■ Aim of the exercise
Go through the data below. List every line that holds the word "matplotlib".

■ Materials provided
--

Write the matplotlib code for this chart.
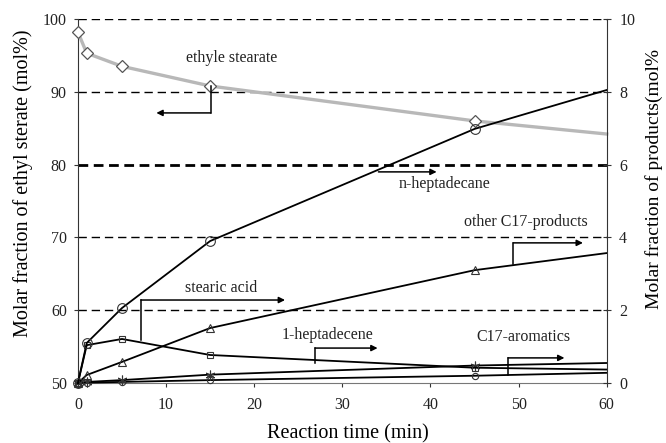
import matplotlib
matplotlib.use("Agg")
import matplotlib.pyplot as plt

plt.rcParams['font.family'] = ['Liberation Serif', 'DejaVu Serif']

# Reaction time (min) and measured compositions
time_min = [0, 1, 5, 15, 45, 60]
ethyl_stearate = [98.2, 95.3, 93.5, 90.8, 86.0, 84.2]      # mol%, left axis
n_heptadecane = [0.0, 1.10, 2.06, 3.90, 6.98, 8.05]        # mol%, right axis
stearic_acid = [0.0, 1.04, 1.21, 0.77, 0.42, 0.37]
other_c17 = [0.0, 0.22, 0.58, 1.51, 3.10, 3.57]
heptadecene = [0.0, 0.03, 0.08, 0.23, 0.48, 0.55]
aromatics = [0.0, 0.01, 0.03, 0.08, 0.20, 0.28]

x_ticks = [0, 10, 20, 30, 40, 50, 60]
left_ticks = [50, 60, 70, 80, 90, 100]
right_ticks = [0, 2, 4, 6, 8, 10]

fig = plt.figure(figsize=(6.66, 4.43), dpi=100)
ax = fig.add_axes([0.117, 0.1354, 0.794, 0.8217])
ax2 = ax.twinx()

# horizontal guide lines
for v in [60, 70, 90, 100]:
    ax.axhline(v, color='black', lw=1.0, ls=(0, (6, 3.5)), zorder=0)
ax.axhline(80, color='black', lw=2.0, ls=(0, (3.5, 2)), zorder=0)

# reactant on the left axis
ax.plot(time_min, ethyl_stearate, color='#b8b8b8', lw=2.4,
        marker='D', markersize=6, markerfacecolor='white',
        markeredgecolor='#555555', markeredgewidth=0.9,
        markevery=slice(0, 5), zorder=3, clip_on=False)

# products on the right axis
line_kw = dict(color='black', lw=1.3, markerfacecolor='none',
               markeredgecolor='#333333', markeredgewidth=0.8,
               markevery=slice(0, 5), clip_on=False)
ax2.plot(time_min, aromatics, marker='o', markersize=4.5, **line_kw)
ax2.plot(time_min, heptadecene, marker=(6, 2, 0), markersize=7, **line_kw)
ax2.plot(time_min, stearic_acid, marker='s', markersize=4.5, **line_kw)
ax2.plot(time_min, other_c17, marker='^', markersize=5.5, **line_kw)
ax2.plot(time_min, n_heptadecane, marker='o', markersize=7, **line_kw)

ax.set_xlim(0, 60)
ax.set_ylim(50, 100)
ax2.set_ylim(0, 10)
ax.set_xticks(x_ticks)
ax.set_yticks(left_ticks)
ax2.set_yticks(right_ticks)

ax.spines['top'].set_visible(False)
ax2.spines['top'].set_visible(False)
ax2.spines['left'].set_visible(False)
ax2.spines['bottom'].set_visible(False)
ax.spines['right'].set_visible(False)
ax.spines['left'].set_color('#333333')
ax.spines['bottom'].set_color('#777777')
ax2.spines['right'].set_color('#333333')

ax.tick_params(axis='x', direction='out', length=3, width=0.8, pad=7,
               labelsize=11.5, colors='#333333')
ax.tick_params(axis='y', direction='out', length=3, width=0.8, pad=5,
               labelsize=11.5, colors='#333333')
ax2.tick_params(axis='y', direction='inout', length=6, width=0.8, pad=6,
                labelsize=11.5, colors='#333333')
for lab in ax.get_xticklabels() + ax.get_yticklabels() + ax2.get_yticklabels():
    lab.set_color('#222222')

ax.set_xlabel('Reaction time (min)', fontsize=14.5)
ax.xaxis.set_label_coords(0.51, -0.112)
ax.set_ylabel('Molar fraction of ethyl sterate (mol%)', fontsize=14.5)
ax.yaxis.set_label_coords(-0.085, 0.55)
ax2.set_ylabel('Molar fraction of products(mol%', fontsize=14,
               rotation=90)
ax2.yaxis.set_label_coords(1.072, 0.56)

# series labels with leader arrows: (axis, text, text xy, stem start, corner, arrow tip)
ann_kw = dict(fontsize=11.5, color='#222222', ha='center', va='center')
arrow_kw = dict(arrowstyle='-|>', color='black', lw=1.1,
                mutation_scale=9, shrinkA=0, shrinkB=0)

labels = [
    (ax, 'ethyle stearate', (17.4, 94.6), (15.05, 90.8), (15.05, 87.1), (8.9, 87.1)),
    (ax2, 'n-heptadecane', (41.6, 5.47), None, (34.1, 5.8), (40.7, 5.8)),
    (ax2, 'other C17-products', (50.8, 4.42), (49.4, 3.28), (49.4, 3.85), (57.3, 3.85)),
    (ax2, 'stearic acid', (16.2, 2.62), (7.14, 1.18), (7.14, 2.28), (23.5, 2.28)),
    (ax2, '1-heptadecene', (28.3, 1.32), (26.9, 0.55), (26.9, 0.96), (34.0, 0.96)),
    (ax2, 'C17-aromatics', (50.6, 1.26), (48.8, 0.22), (48.8, 0.69), (55.2, 0.69)),
]
for a, text, txy, stem, corner, tip in labels:
    a.text(txy[0], txy[1], text, **ann_kw)
    if stem is not None:
        a.plot([stem[0], corner[0]], [stem[1], corner[1]],
               color='black', lw=1.1, zorder=4)
    a.annotate('', xy=tip, xytext=corner, arrowprops=arrow_kw, zorder=4)

fig.savefig('out.png', dpi=100)
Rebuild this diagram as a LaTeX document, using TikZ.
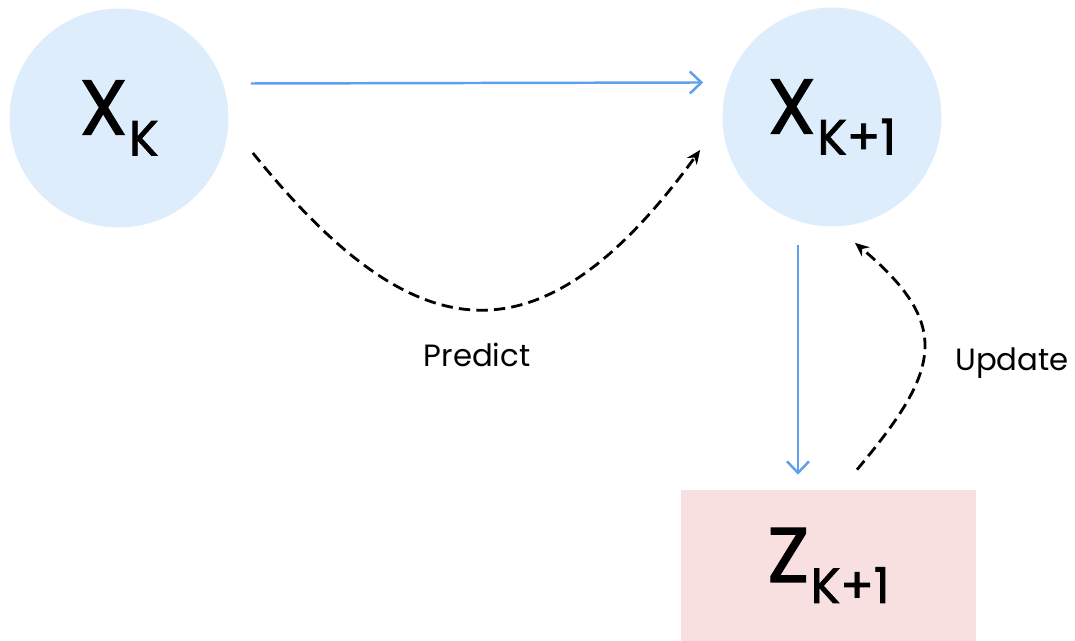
\documentclass[tikz,border=0pt]{standalone}
\usepackage{fontspec}
\setmainfont{Poppins}
\usepackage{xcolor}
\usepackage{tikz}
\usetikzlibrary{arrows.meta}
\definecolor{statefill}{RGB}{222,237,252}
\definecolor{measfill}{RGB}{248,223,224}
\definecolor{flowblue}{RGB}{92,160,238}
\tikzstyle{state}=[circle, fill=statefill,% light blue disc, no border
minimum size=4.38cm,inner sep=0pt]
\tikzstyle{meas}=[rectangle, fill=measfill,% pink box
minimum width=5.9cm,minimum height=3.02cm,inner sep=0pt]
\tikzstyle{flow}=[-{Straight Barb[length=2.3mm,width=4.4mm]}, draw=flowblue, line width=1.4pt]
\tikzstyle{pred}=[-{Stealth[length=2.8mm,width=2.4mm]}, line width=1.6pt, dash pattern=on 6.5pt off 3.5pt]
\newcommand{\bigsym}[2]{{\addfontfeature{FakeBold=1.6}\fontsize{44}{44}\selectfont #1\kern0.02em\raisebox{-0.42cm}{\fontsize{28}{28}\selectfont #2}}}
\newcommand{\smalltxt}{\fontsize{17.5}{17.5}\selectfont}

\begin{document}
\begin{tikzpicture}

\useasboundingbox (0,0) rectangle (21.5,12.82);

\node[state] (xk) at (2.38,10.46) {\bigsym{X}{K}};
\node[state] (xk1) at (16.64,10.48) {\bigsym{X}{K+1}};
\node[meas] (zk1) at (16.57,1.51) {\bigsym{Z}{K+1}};

\node (pr) at (9.54,5.72) {\smalltxt Predict};
\node (up) at (20.24,5.56) {\smalltxt Update};

\draw [flow]  ([shift={(0.44,0.69)}]xk.east) -- ([shift={(-0.38,0.69)}]xk1.west);
\draw [flow]  ([shift={(-0.68,-0.36)}]xk1.south) -- ([shift={(-0.61,0.3)}]zk1.north);

%\draw [pred]  (xk) to[bend right] (xk1);
\draw [pred]  ([shift={(0.48,-0.7)}]xk.east) to[out=-51,in=-126,out looseness=1.4,in looseness=1.62] ([shift={(-0.44,-0.66)}]xk1.west);
\draw [pred]  ([shift={(0.57,0.4)}]zk1.north) to[out=50,in=-40,looseness=1.45] ([shift={(0.46,-0.32)}]xk1.south);

\end{tikzpicture}
\end{document}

--

■ Exercise output
Write the matplotlib code for this chart.
import matplotlib
matplotlib.use("Agg")
import matplotlib.pyplot as plt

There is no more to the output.